Work to be completed.
Extract everything from the first line through the line with "const vennCounts = [93, 77, 164, 1382, 23, 469, 243];", both ends included, except for any pictures.

Given material.
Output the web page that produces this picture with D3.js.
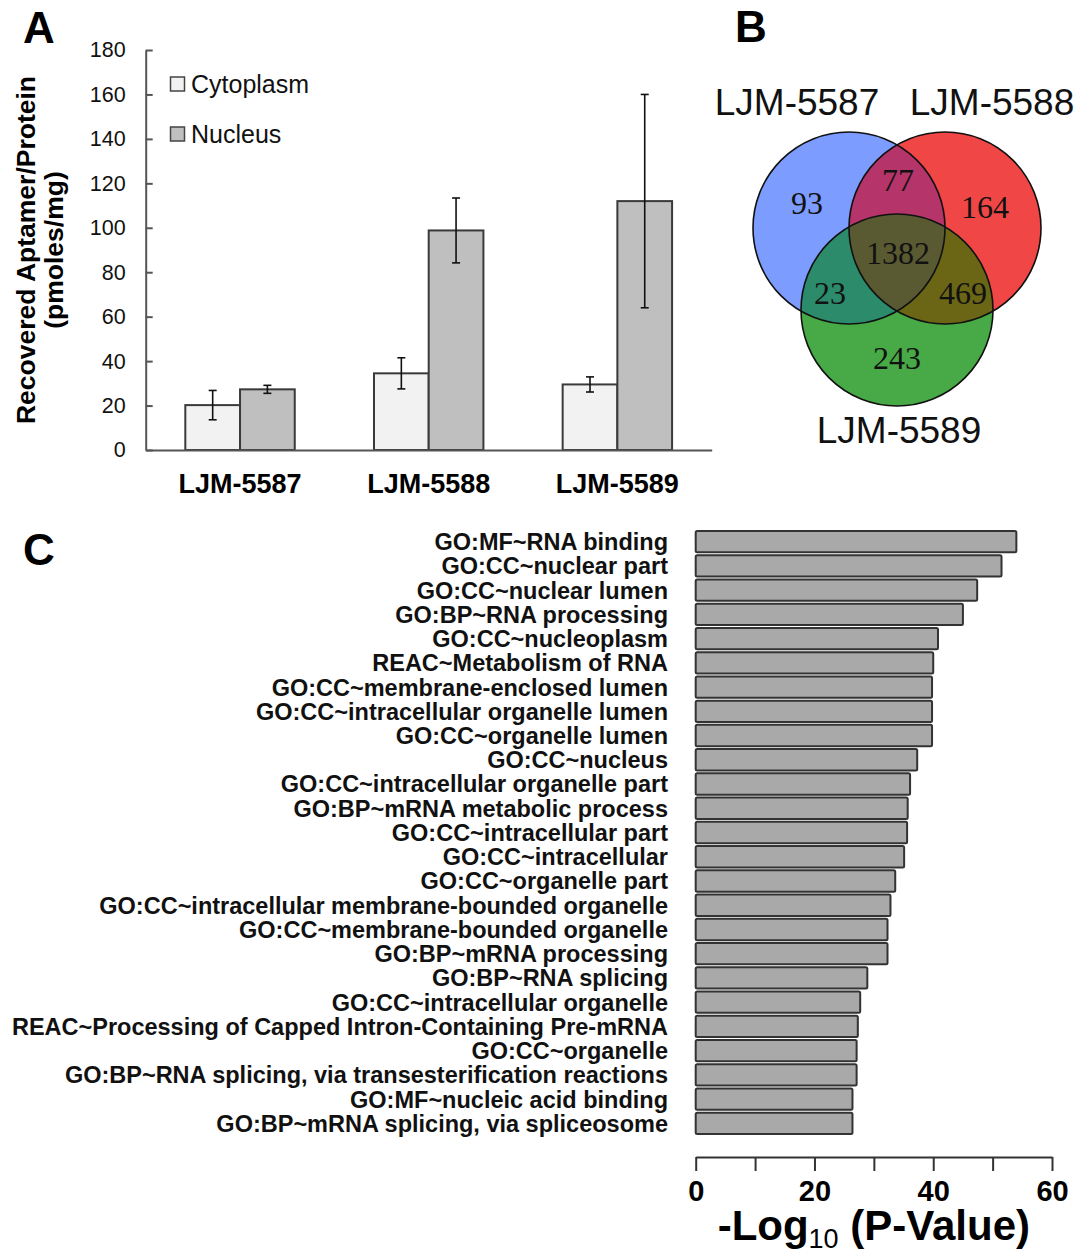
<!DOCTYPE html>
<html><head><meta charset="utf-8">
<script src="https://cdn.jsdelivr.net/npm/d3@7"></script>
<style>
body{margin:0;background:#fff;}
text{font-family:"Liberation Sans",Arial,sans-serif;}
</style></head>
<body>
<svg id="chart" width="1079" height="1260"></svg>
<script>
// ---------- Panel A data ----------
const groups = ["LJM-5587","LJM-5588","LJM-5589"];
const seriesNames = ["Cytoplasm","Nucleus"];
const cytoplasm = [20.2, 34.5, 29.5];
const cytoplasmErr = [6.6, 7.0, 3.4];
const nucleus = [27.3, 98.8, 112];
const nucleusErr = [1.8, 14.6, 48];
const yTicksA = [0,20,40,60,80,100,120,140,160,180];

// ---------- Panel B data ----------
const vennSets = ["LJM-5587","LJM-5588","LJM-5589"];
const vennRegions = ["A","AB","B","ABC","AC","BC","C"];
const vennCounts = [93, 77, 164, 1382, 23, 469, 243];

// ---------- Panel C data ----------
const terms = [
 "GO:MF~RNA binding","GO:CC~nuclear part","GO:CC~nuclear lumen","GO:BP~RNA processing",
 "GO:CC~nucleoplasm","REAC~Metabolism of RNA","GO:CC~membrane-enclosed lumen",
 "GO:CC~intracellular organelle lumen","GO:CC~organelle lumen","GO:CC~nucleus",
 "GO:CC~intracellular organelle part","GO:BP~mRNA metabolic process","GO:CC~intracellular part",
 "GO:CC~intracellular","GO:CC~organelle part","GO:CC~intracellular membrane-bounded organelle",
 "GO:CC~membrane-bounded organelle","GO:BP~mRNA processing","GO:BP~RNA splicing",
 "GO:CC~intracellular organelle","REAC~Processing of Capped Intron-Containing Pre-mRNA",
 "GO:CC~organelle","GO:BP~RNA splicing, via transesterification reactions",
 "GO:MF~nucleic acid binding","GO:BP~mRNA splicing, via spliceosome"];
const negLogP = [54.0,51.5,47.4,45.0,40.8,40.0,39.8,39.8,39.8,37.3,36.1,35.7,35.6,35.1,33.6,32.8,32.3,32.3,28.9,27.7,27.3,27.1,27.1,26.4,26.4];
const xTicksC = [0,10,20,30,40,50,60];

const svg = d3.select("#chart");

// Panel letters
[["A",23,43],["B",735,42],["C",23,565]].forEach(([t,x,y])=>{
  svg.append("text").attr("x",x).attr("y",y).attr("font-size",44).attr("font-weight","bold").text(t);
});

// ================= Panel A =================
const gA = svg.append("g");
const xA = d3.scaleBand().domain(groups).range([145.7,711.7]).paddingInner(0.42).paddingOuter(0.21);
const xSub = d3.scaleBand().domain(seriesNames).range([0,xA.bandwidth()]);
const yA = d3.scaleLinear().domain([0,180]).range([450,50]);
const fills = {Cytoplasm:"#f2f2f2", Nucleus:"#bfbfbf"};
const dataA = [];
groups.forEach((g,i)=>{
  dataA.push({g, s:"Cytoplasm", v:cytoplasm[i], e:cytoplasmErr[i]});
  dataA.push({g, s:"Nucleus", v:nucleus[i], e:nucleusErr[i]});
});
gA.selectAll("rect.bar").data(dataA).join("rect")
  .attr("x",d=>xA(d.g)+xSub(d.s)).attr("width",xSub.bandwidth())
  .attr("y",d=>yA(d.v)).attr("height",d=>yA(0)-yA(d.v))
  .attr("fill",d=>fills[d.s]).attr("stroke","#3a3a3a").attr("stroke-width",2);
// error bars
const eb = gA.selectAll("g.eb").data(dataA).join("g");
eb.append("line")
  .attr("x1",d=>xA(d.g)+xSub(d.s)+xSub.bandwidth()/2).attr("x2",d=>xA(d.g)+xSub(d.s)+xSub.bandwidth()/2)
  .attr("y1",d=>yA(d.v+d.e)).attr("y2",d=>yA(d.v-d.e)).attr("stroke","#111").attr("stroke-width",1.6);
[1,-1].forEach(sg=>{
  eb.append("line")
    .attr("x1",d=>xA(d.g)+xSub(d.s)+xSub.bandwidth()/2-4).attr("x2",d=>xA(d.g)+xSub(d.s)+xSub.bandwidth()/2+4)
    .attr("y1",d=>yA(d.v+sg*d.e)).attr("y2",d=>yA(d.v+sg*d.e)).attr("stroke","#111").attr("stroke-width",1.6);
});
// y axis
const yAxA = gA.append("g").attr("transform","translate(145.7,0)")
  .call(d3.axisLeft(yA).tickValues(yTicksA).tickSize(-7).tickSizeOuter(0).tickPadding(20));
yAxA.select(".domain").attr("stroke","#555").attr("stroke-width",2);
yAxA.selectAll(".tick line").attr("stroke","#555").attr("stroke-width",2);
yAxA.selectAll(".tick text").attr("font-size",21.5).attr("fill","#111")
  .attr("font-family","'Liberation Sans',Arial,sans-serif");
// x axis
const xAxA = gA.append("g").attr("transform","translate(0,450)")
  .call(d3.axisBottom(xA).tickSize(0).tickSizeOuter(0).tickPadding(24));
xAxA.select(".domain").attr("stroke","#555").attr("stroke-width",2);
xAxA.selectAll(".tick text").attr("font-size",27).attr("font-weight","bold").attr("fill","#000")
  .attr("font-family","'Liberation Sans',Arial,sans-serif");
// y title
const yt = gA.append("text").attr("transform","translate(35,250) rotate(-90)")
  .attr("text-anchor","middle").attr("font-size",26.5).attr("font-weight","bold");
yt.append("tspan").attr("x",0).attr("y",0).text("Recovered Aptamer/Protein");
yt.append("tspan").attr("x",0).attr("y",28).text("(pmoles/mg)");
// legend
seriesNames.forEach((s,i)=>{
  const ly = 84 + i*50;
  gA.append("rect").attr("x",170.5).attr("y",ly-7).attr("width",14).attr("height",14)
    .attr("fill",fills[s]).attr("stroke","#444").attr("stroke-width",1.5);
  gA.append("text").attr("x",191).attr("y",ly+9).attr("font-size",25).attr("fill","#111").text(s);
});

// ================= Panel B (Venn) =================
const gB = svg.append("g");
const vc = {x:897, y:255}, vr = 96;
const circles = [
  {id:"cA", cx:vc.x-48, cy:vc.y-27, fill:"#7d9cff"},
  {id:"cB", cx:vc.x+48, cy:vc.y-27, fill:"#f04646"},
  {id:"cC", cx:vc.x,    cy:vc.y+55, fill:"#47aa47"}
];
const defs = svg.append("defs");
circles.forEach(c=>{
  defs.append("clipPath").attr("id","clip_"+c.id)
    .append("circle").attr("cx",c.cx).attr("cy",c.cy).attr("r",vr);
});
function circ(g,c,fill){ g.append("circle").attr("cx",c.cx).attr("cy",c.cy).attr("r",vr).attr("fill",fill); }
circles.forEach(c=>circ(gB,c,c.fill));
circ(gB.append("g").attr("clip-path","url(#clip_cA)"), circles[1], "#b5346a");
circ(gB.append("g").attr("clip-path","url(#clip_cA)"), circles[2], "#2b8b6b");
circ(gB.append("g").attr("clip-path","url(#clip_cB)"), circles[2], "#6a6616");
circ(gB.append("g").attr("clip-path","url(#clip_cA)").append("g").attr("clip-path","url(#clip_cB)"), circles[2], "#5a5a32");
circles.forEach(c=>{
  gB.append("circle").attr("cx",c.cx).attr("cy",c.cy).attr("r",vr)
    .attr("fill","none").attr("stroke","#111").attr("stroke-width",1.6);
});
const regionOffsets = {A:[-90,-52], AB:[1,-75], B:[88,-48], ABC:[1,-2], AC:[-67,38], BC:[66,38], C:[0,103]};
gB.selectAll("text.cnt").data(vennRegions).join("text")
  .attr("x",(d)=>vc.x+regionOffsets[d][0]).attr("y",d=>vc.y+regionOffsets[d][1])
  .attr("text-anchor","middle").attr("dominant-baseline","central")
  .style("font-family","'Liberation Serif','Times New Roman',serif").attr("font-size",32).attr("fill","#111")
  .text((d,i)=>vennCounts[i]);
const setLabelPos = [[-100,-140],[95,-140],[2,188]];
vennSets.forEach((s,i)=>{
  gB.append("text").attr("x",vc.x+setLabelPos[i][0]).attr("y",vc.y+setLabelPos[i][1])
    .attr("text-anchor","middle").attr("font-size",37).attr("fill","#111").text(s);
});

// ================= Panel C =================
const gC = svg.append("g");
const xC = d3.scaleLinear().domain([0,60]).range([695.7,1052]);
const yC = d3.scaleBand().domain(terms).range([529.5,1135.5]).paddingInner(0.12).paddingOuter(0.06);
gC.selectAll("rect").data(terms).join("rect")
  .attr("x",xC(0)).attr("y",d=>yC(d)).attr("height",yC.bandwidth())
  .attr("width",(d,i)=>xC(negLogP[i])-xC(0))
  .attr("rx",1.5).attr("fill","#a9a9a9").attr("stroke","#333").attr("stroke-width",2);
gC.selectAll("text.term").data(terms).join("text")
  .attr("x",668).attr("y",d=>yC(d)+yC.bandwidth()/2).attr("dy","0.36em")
  .attr("text-anchor","end").attr("font-size",23.5).attr("font-weight","bold").attr("fill","#111")
  .text(d=>d);
const xAxC = gC.append("g").attr("transform","translate(0,1157)")
  .call(d3.axisBottom(xC).tickValues(xTicksC).tickSize(14).tickSizeOuter(0).tickPadding(9)
    .tickFormat(d=>d%20===0?d:""));
xAxC.select(".domain").attr("stroke","#333").attr("stroke-width",2);
xAxC.selectAll(".tick line").attr("stroke","#333").attr("stroke-width",2);
xAxC.selectAll(".tick text").attr("font-size",29).attr("font-weight","bold").attr("fill","#000")
  .attr("font-family","'Liberation Sans',Arial,sans-serif");
const xt = gC.append("text").attr("x",(xC(0)+xC(60))/2).attr("y",1240).attr("text-anchor","middle")
  .attr("font-size",42).attr("font-weight","bold").attr("fill","#000");
xt.append("tspan").text("-Log");
xt.append("tspan").attr("font-size",27).attr("font-weight","normal").attr("dy",8).text("10");
xt.append("tspan").attr("dy",-8).text(" (P-Value)");
</script>
</body></html>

Final answer.
Output the web page that produces this picture with D3.js.
<!DOCTYPE html>
<html><head><meta charset="utf-8">
<script src="https://cdn.jsdelivr.net/npm/d3@7"></script>
<style>
body{margin:0;background:#fff;}
text{font-family:"Liberation Sans",Arial,sans-serif;}
</style></head>
<body>
<svg id="chart" width="1079" height="1260"></svg>
<script>
// ---------- Panel A data ----------
const groups = ["LJM-5587","LJM-5588","LJM-5589"];
const seriesNames = ["Cytoplasm","Nucleus"];
const cytoplasm = [20.2, 34.5, 29.5];
const cytoplasmErr = [6.6, 7.0, 3.4];
const nucleus = [27.3, 98.8, 112];
const nucleusErr = [1.8, 14.6, 48];
const yTicksA = [0,20,40,60,80,100,120,140,160,180];

// ---------- Panel B data ----------
const vennSets = ["LJM-5587","LJM-5588","LJM-5589"];
const vennRegions = ["A","AB","B","ABC","AC","BC","C"];
const vennCounts = [93, 77, 164, 1382, 23, 469, 243];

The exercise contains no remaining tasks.